In fact, I found the advertising disturbing. It seemed to alternate between someone slamming the current President of the United States, Barak Obama, to someone slamming a person from another party hoping to win that office in the next election.

Because I don’t watch TV, this sort of obnoxious advertising is not something I normally have to endure. Of course I have heard about these political ads. But I have not seen them that often.

As the fourth ad in a row came on this morning, I turned the TV off.

Contrary to popular understanding, the 9th commandment is less about lying in general than it is about slander.
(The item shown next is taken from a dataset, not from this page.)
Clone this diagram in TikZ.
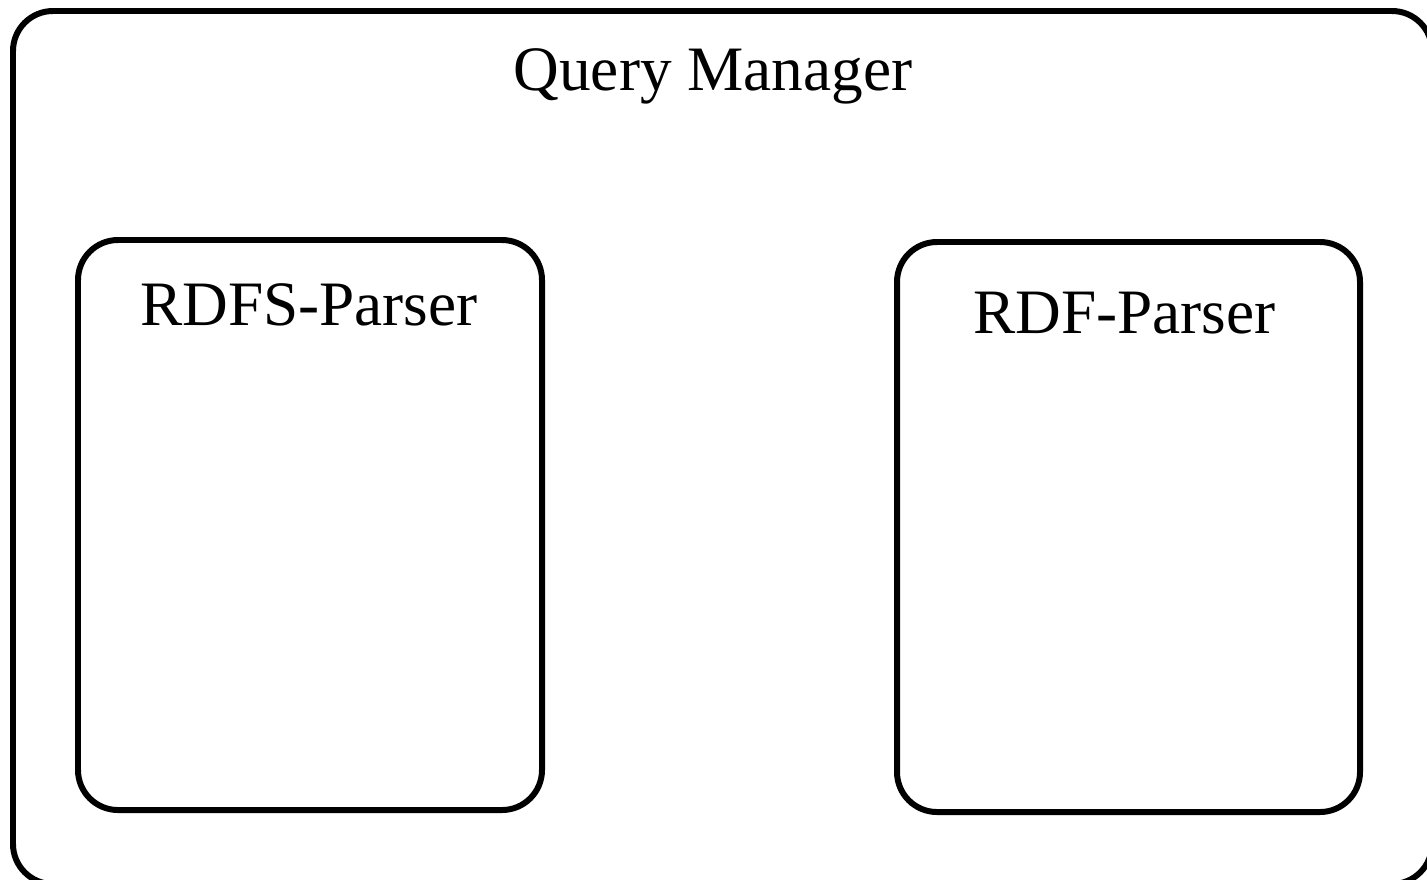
\documentclass[tikz,border=0pt]{standalone}
\usepackage{fontspec}
\setmainfont{Liberation Serif}
\usepackage{tikz}

\tikzset{
  part/.style={draw, line width=1.7pt, rounded corners=0.4cm, inner sep=0pt},
  title/.style={anchor=base, font=\fontsize{18}{22}\selectfont}
}

\begin{document}
\begin{tikzpicture}
        \useasboundingbox (0,0) rectangle (14.27,8.79);
        \clip (0,0) rectangle (14.27,8.79);
        % outer box, runs off the right and bottom
        \node[part, minimum width=14.19cm, minimum height=8.73cm] (qm) at (7.225,4.315) {};
        \node[part, minimum width=4.64cm, minimum height=5.70cm] (rdfs) at (3.10,3.54) {};
        \node[part, minimum width=4.63cm, minimum height=5.70cm] (rdf) at (11.285,3.52) {};
        \node[title] (qmlabel) at (7.13,7.89) {Query Manager};
        \node[title] (rdfslabel) at (3.09,5.54) {RDFS-Parser};
        \node[title] (rdflabel) at (11.245,5.46) {RDF-Parser};
    \end{tikzpicture}
\end{document}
The 9th commandment reads: “You shall not give false testimony about your neighbor.” It seemed to me as I listened to the political ads this morning that the purpose of these soundbites is to do exactly what the 9th commandment forbids – give false testimony about your neighbor. And if the testimony is not blatantly false, it certainly bends the truth so that those listening will come to pre-determined false conclusions about the person in question.

That seems like a pretty fine line of moral distinction to me. And it seems wrong.

The Christian church to which I belong happens to use a particular 16th century document to help us understand and explain a variety of biblical truths. One part of this document goes through the meaning of each of the Ten Commandments.

Here’s what it says about the 9th: “God’s will is that I never give false testimony against anyone, twist no one’s words, not gossip or slander, nor join in condemning anyone without a hearing or without a just cause. . . And I should do what I can to guard and advance my neighbor’s good name.”

Did you notice both the negative and positive force of this explanation? I should not twist someone’s words or slander them. I should guard and advance my neighbor’s good name.

From my limited exposure to political advertisements, it appears that they violate both the negative and positive force of this commandment. And even if one thinks that this explanation of the 9th commandment pushes the boundaries too far, there is always the summary of the law given by Christ. There, after love for God, the second great commandment is to “love you neighbor as yourself.”

In what possible world could those sorts of advertisements be construed as loving one’s neighbor?

So what’s a Christian to do.

Well, at the very least, it seems that we could ignore the ads, mute the TV, or not watch it at all. But perhaps we should also take care to find out, to the best of our ability, what the truth of any given topic is. With that in hand, we could make sure that any discussions we are involved in do not allow for the slander or defaming of persons from ANY political party, not just our party of choice. By so doing, we show honor both to God, and to our neighbor, his image.